After he joins the rebellion, he leads the charge to destroy the Death Star, and is ultimately successful in doing so. This is a great black character who elevates the story.
You can argue that Finn is just a bad character who just happens to be black, but he was cast because he was black while Billy D. Williams was cast for his charisma.

Holdo is the token feminist, so stuck in her anti-male mindset that she endangers the entire rebellion. Firstly; Admiral Ackbar is killed off just so she can replace him; we have not seen her earn her place. Then when she takes charge she immediately trashes Poe, obviously not respecting him in any way. 
In the deleted scenes, Luke (previously the male hero) tells Rey that the rebellion needs heroes who take action. That scene might not have made the movie, but it's in the novel and therefor still canon. Holdo not only contradicts this philosophy; she prevents someone wanting to take action to do so.
Poe is a respected commander in the fleet, because he is a great pilot and gets things done. But because he is a hot-shot trigger-happy guy, she basically castrates him from his potential. She doesn't explain anything to him about her plan, because he would endanger that plan, and by doing so she ironically compromises the plan herself by giving him no other option than to start a mutiny. Trust has to go both ways, there is an abundance of stories that teach us this. But in this case the feminist puts the  blame on a man for not trusting her, when she didn't trust him in the first place.
It is terrible storytelling, and doesn't do justice to the ideologies they try to force down our throat. 

Lucasfilm

Lucasfilm

Rose is the token Asian. She just lost her sister. She's an engineer of sorts, doing god knows what, preventing people from running away because her sister died for the cause and everyone who runs away is a traitor to her sister and the rebellion.
Then one of her heroes turns up, is about to flee ship, and after she stuns his ass they think of some plan to stop the First Order from tracking them through hyperspace. So far, so good.
But while Poe is much more qualified to do this job, she goes instead, without having anything special to contribute. She is forced into this story, like the SJW's try to force equality on everything; regardless of qualifications.
Then they go to some planet to get the help of a guy that has the power to save them, but while they're there they have to take a quick detour to free some slave creatures (that in all probability will be caught again anyway) while their friends are dying. 
Fast forward to Crait after their own mission was a gigantic failure; Finn is going to try the last thing possible to save everyone else, and she stops him. She actually endangers everyone's lives to save some guy she met only hours ago. It's a hollow character that only drags the story down. 
In an interview Rian Johnson said he wrote her as a character who doesn't belong in Star Wars. What are we supposed to take from that? That Asians have no place Star Wars? No wonder China pulled the movie from theaters almost immediately.
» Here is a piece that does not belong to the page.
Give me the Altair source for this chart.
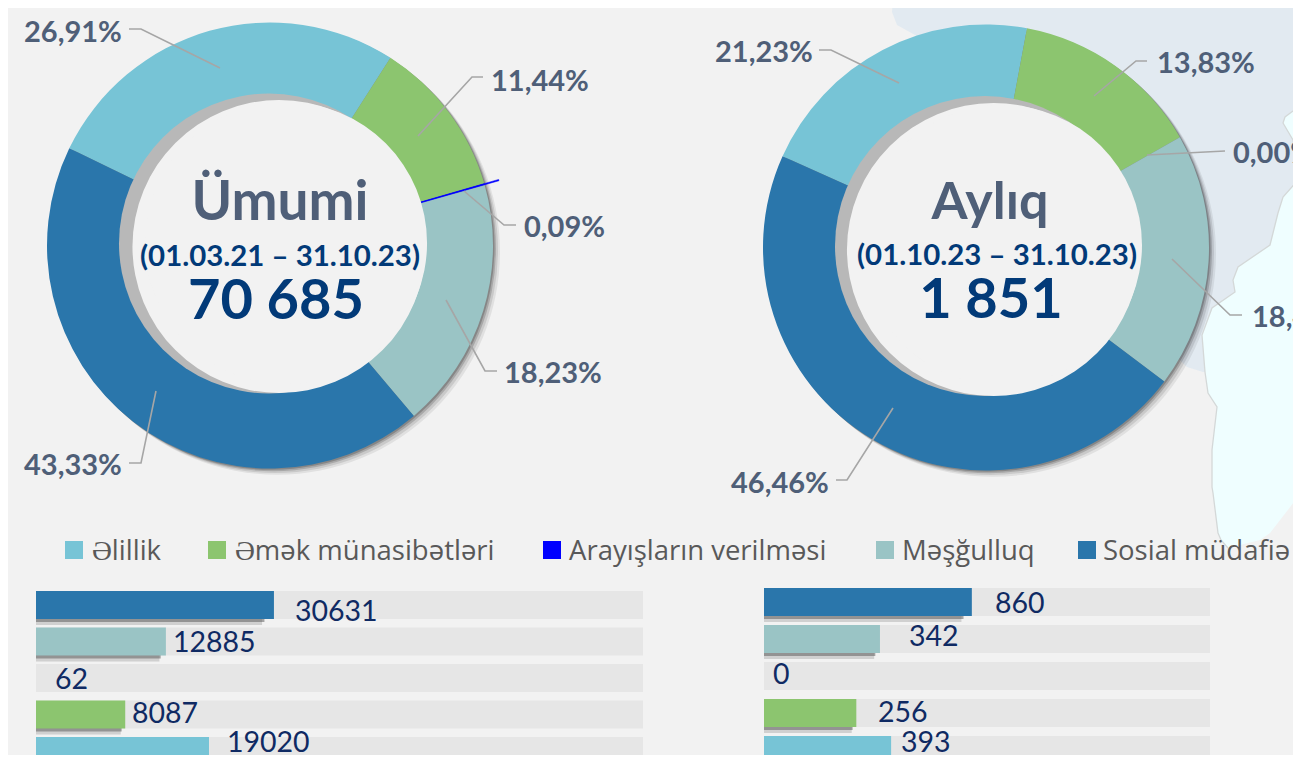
import math
import altair as alt
import pandas as pd

# ---- chart values ----
categories = ["Əlillik", "Əmək münasibətləri", "Arayışların verilməsi", "Məşğulluq", "Sosial müdafiə"]
colors = ["#77C4D6", "#8CC56F", "#0000FF", "#9AC4C5", "#2A76AB"]
total_values = [19020, 8087, 62, 12885, 30631]
month_values = [393, 256, 0, 342, 860]
slice_order = [5, 1, 2, 3, 4]   # clockwise, starting after the Əlillik slice

total_pct = ["26,91%", "11,44%", "0,09%", "18,23%", "43,33%"]
month_pct = ["21,23%", "13,83%", "0,00%", "18,48%", "46,46%"]

# bar fill share of each track, as drawn in the picture (not proportional to the labels)
row_order = ["Sosial müdafiə", "Məşğulluq", "Arayışların verilməsi", "Əmək münasibətləri", "Əlillik"]
total_fill = [39.2, 21.4, 0.0, 14.7, 28.5]
month_fill = [46.6, 26.0, 0.0, 20.7, 28.5]
total_bar_labels = ["30631", "12885", "62", "8087", "19020"]
month_bar_labels = ["860", "342", "0", "256", "393"]

# ---- annotation anchors, in picture pixels ----
total_pct_x = [24, 491, 524, 504, 24]
total_pct_y = [32.5, 81.5, 227.5, 373.5, 465.5]
month_pct_x = [715, 1157, 1233, 1252, 731]
month_pct_y = [52.5, 63.5, 153.5, 317.5, 483.5]
total_leaders = [
    [(129, 29), (141, 29), (220, 68)],
    [(483, 77), (472, 77), (418, 136)],
    [(516, 225), (504, 225), (464, 191)],
    [(497, 371), (485, 371), (446, 300)],
    [(129, 463), (141, 463), (156, 391)],
]
month_leaders = [
    [(819, 50), (831, 50), (899, 83)],
    [(1147, 61), (1136, 61), (1094, 96)],
    [(1225, 151), (1147, 155)],
    [(1242, 315), (1230, 315), (1172, 259)],
    [(836, 480), (847, 480), (893, 408)],
]
total_bar_label_x = [295, 173, 55, 132, 227]
total_bar_label_y = [612, 643, 680, 714, 743]
month_bar_label_x = [995, 909, 773, 878, 901]
month_bar_label_y = [604, 637, 675, 713, 743]
legend_box_x = [74, 217, 552, 885, 1087]
legend_text_x = [92, 235, 569, 902, 1103]

# background map outlines (y, left x, right x)
land_y = [0, 12, 25, 35, 60, 100, 200, 300, 360, 367, 372]
land_left = [893, 892, 897, 915, 960, 1000, 1060, 1100, 1180, 1187, 1203]
sea_y = [105, 117, 123, 140, 167, 180, 197, 213, 245, 267, 280, 292, 308, 335, 372, 393, 407, 450, 487, 493, 533, 540, 548]
sea_left = [1301, 1285, 1283, 1293, 1297, 1298, 1283, 1278, 1270, 1238, 1233, 1235, 1212, 1202, 1205, 1208, 1217, 1212, 1212, 1213, 1218, 1221, 1228]
sea_right = [1301] * 19 + [1301, 1270, 1260, 1228]

W, H = 1285, 747
FONT = "Lato"
px_x = alt.Scale(domain=[8, 8 + W], range=[0, W], nice=False, zero=False)
px_y = alt.Scale(domain=[8, 8 + H], range=[0, H], nice=False, zero=False)
X = alt.X("x:Q", scale=px_x, axis=None)
Y = alt.Y("y:Q", scale=px_y, axis=None)


def texts(labels, xs, ys, size, color, weight="bold", font=FONT, align="left"):
    df = pd.DataFrame({"t": labels, "x": xs, "y": ys})
    return alt.Chart(df).mark_text(
        font=font, fontSize=size, fontWeight=weight, color=color, align=align, baseline="middle"
    ).encode(x=X, y=Y, text="t:N")


def leaders(paths):
    rows = [{"p": i, "k": k, "x": pt[0], "y": pt[1]} for i, path in enumerate(paths) for k, pt in enumerate(path)]
    return alt.Chart(pd.DataFrame(rows)).mark_line(color="#A6A6A6", strokeWidth=1.6).encode(
        x=X, y=Y, detail="p:N", order="k:Q"
    )


def disc(cx, cy, r, color, opacity=1.0):
    return alt.Chart(pd.DataFrame({"a": [0]})).mark_arc(
        outerRadius=r, innerRadius=0, theta=0, theta2=2 * math.pi, fill=color, opacity=opacity
    ).encode(x=alt.value(cx - 8), y=alt.value(cy - 8))


def donut(values, cx, cy, start_deg):
    df = pd.DataFrame({"c": categories, "v": values, "o": slice_order})
    a = math.radians(start_deg)
    theta = alt.Theta("v:Q", stack=True,
                      scale=alt.Scale(domain=[0, sum(values)], range=[a, a + 2 * math.pi]))
    color = alt.Color("c:N", scale=alt.Scale(domain=categories, range=colors), legend=None)
    enc = dict(theta=theta, color=color, order=alt.Order("o:Q"),
               x=alt.value(cx - 8), y=alt.value(cy - 8))
    ring = alt.Chart(df).mark_arc(outerRadius=223, innerRadius=135).encode(**enc)
    return ring, df, enc


def spike(df, enc):
    return alt.Chart(df).mark_arc(outerRadius=238, innerRadius=135, stroke="#0000FF", strokeWidth=0.5).encode(
        **enc,
        opacity=alt.condition("datum.c === 'Arayışların verilməsi' && datum.v > 0", alt.value(1), alt.value(0)),
    )


def bars(fill, top, step, x0, x1):
    df = pd.DataFrame({"c": row_order, "v": fill, "t": [100] * 5})
    inner = (step - 28) / step
    length = step * 5 - (step - 28)
    color = alt.Color("c:N", scale=alt.Scale(domain=categories, range=colors), legend=None)

    def yband(shift):
        return alt.Y("c:N", axis=None, scale=alt.Scale(
            type="band", domain=row_order, range=[top - 8 + shift, top - 8 + shift + length],
            paddingInner=inner, paddingOuter=0))

    def xscale(end):
        return alt.Scale(domain=[0, 100], range=[x0 - 8, end - 8], nice=False)

    span = x1 - x0
    track = alt.Chart(df).mark_bar(color="#E6E6E6", cornerRadius=0).encode(
        x=alt.X("t:Q", scale=xscale(x1), axis=None), y=yband(0))
    shadow2 = alt.Chart(df[df.v > 1]).mark_bar(color="#555555", opacity=0.22).encode(
        x=alt.X("v:Q", scale=xscale(x0 + span * 0.95), axis=None), y=yband(6))
    shadow1 = alt.Chart(df[df.v > 1]).mark_bar(color="#555555", opacity=0.5).encode(
        x=alt.X("v:Q", scale=xscale(x0 + span * 0.96), axis=None), y=yband(3))
    fillbar = alt.Chart(df[df.v > 0]).mark_bar().encode(
        x=alt.X("v:Q", scale=xscale(x1), axis=None), y=yband(0), color=color)
    return [track, shadow2, shadow1, fillbar]


# background map
land = alt.Chart(pd.DataFrame({"y": land_y, "x": land_left, "x2": [1301] * len(land_y)})).mark_area(
    orient="horizontal", color="#E2EAF1", opacity=1).encode(x=X, x2="x2:Q", y=Y)
sea_df = pd.DataFrame({"y": sea_y, "x": sea_left, "x2": sea_right})
sea = alt.Chart(sea_df).mark_area(orient="horizontal", color="#EFFEFF", opacity=1).encode(x=X, x2="x2:Q", y=Y)
sea_edge = alt.Chart(sea_df).mark_line(color="#D4D8D8", strokeWidth=1.3).encode(x=X, y=Y, order="y:Q")

# donuts
C1 = (270, 245.5)
C2 = (986, 247.5)
shadows = []
for cx, cy in (C1, C2):
    for d, op in ((7, 0.07), (5, 0.10), (3, 0.16), (1.5, 0.2)):
        shadows.append(disc(cx + d, cy + d * 0.9, 223, "#000000", op))

ring1, df1, enc1 = donut(total_values, *C1, 32.7)
ring2, df2, enc2 = donut(month_values, *C2, 10.6)

centers = [
    disc(269, 243.5, 150, "#B8B8B8"),
    disc(279, 246.5, 146.5, "#F2F2F2"),
    disc(286, 243, 141, "#F2F2F2"),
    disc(985, 246, 150, "#B8B8B8"),
    disc(993.5, 249.5, 146.5, "#F2F2F2"),
    disc(1002, 245, 140, "#F2F2F2"),
]

# legend
legend_df = pd.DataFrame({"c": categories, "x": legend_box_x, "y": [550] * 5})
legend_marks = alt.Chart(legend_df).mark_square(size=324, opacity=1).encode(
    x=X, y=Y, color=alt.Color("c:N", scale=alt.Scale(domain=categories, range=colors), legend=None))
legend_text = texts(categories, legend_text_x, [552] * 5, 27.5, "#595959", weight="normal", font="Open Sans")

layers = [land, sea, sea_edge] + shadows + [ring1, ring2, spike(df1, enc1)] + centers + [
    leaders(total_leaders), leaders(month_leaders),
    texts(total_pct, total_pct_x, total_pct_y, 29, "#4F5F78"),
    texts(month_pct, month_pct_x, month_pct_y, 29, "#4F5F78"),
    texts(["Ümumi"], [280], [203], 55, "#4F5F78", align="center"),
    texts(["Aylıq"], [990], [203], 52, "#4F5F78", align="center"),
    texts(["(01.03.21 – 31.10.23)"], [280], [257], 29.4, "#023A78", align="center"),
    texts(["(01.10.23 – 31.10.23)"], [997], [256], 29.4, "#023A78", align="center"),
    texts(["70 685"], [276], [302], 56, "#023A78", align="center"),
    texts(["1 851"], [991], [301], 56, "#023A78", align="center"),
    legend_marks, legend_text,
] + bars(total_fill, 591, 36.5, 36, 643) + bars(month_fill, 588, 37, 764, 1210) + [
    texts(total_bar_labels, total_bar_label_x, total_bar_label_y, 28.5, "#0F2A63", weight="normal"),
    texts(month_bar_labels, month_bar_label_x, month_bar_label_y, 28.5, "#0F2A63", weight="normal"),
]

chart = alt.layer(*layers).resolve_scale(
    x="independent", y="independent", color="independent", theta="independent", opacity="independent"
).properties(
    width=W, height=H, background="#F2F2F2", padding=0,
    autosize=alt.AutoSizeParams(type="none"),
).configure_view(stroke=None)

chart.save("out.html", embed_options={"renderer": "svg", "actions": False})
The new Star Wars try to put all these politics in the movie, in an obvious effort to change the mindset of people. But because they give us badly written characters and stereotypes, it fails miserably at doing so. I don't want to judge everything by race and gender, but because they focus so much on these issues, I'm forced to start thinking like that. Star Wars used to be on the frontline of these discussions, not by focussing on them, but by delivering a great story. And that's where Disney is taking this into the wrong direction.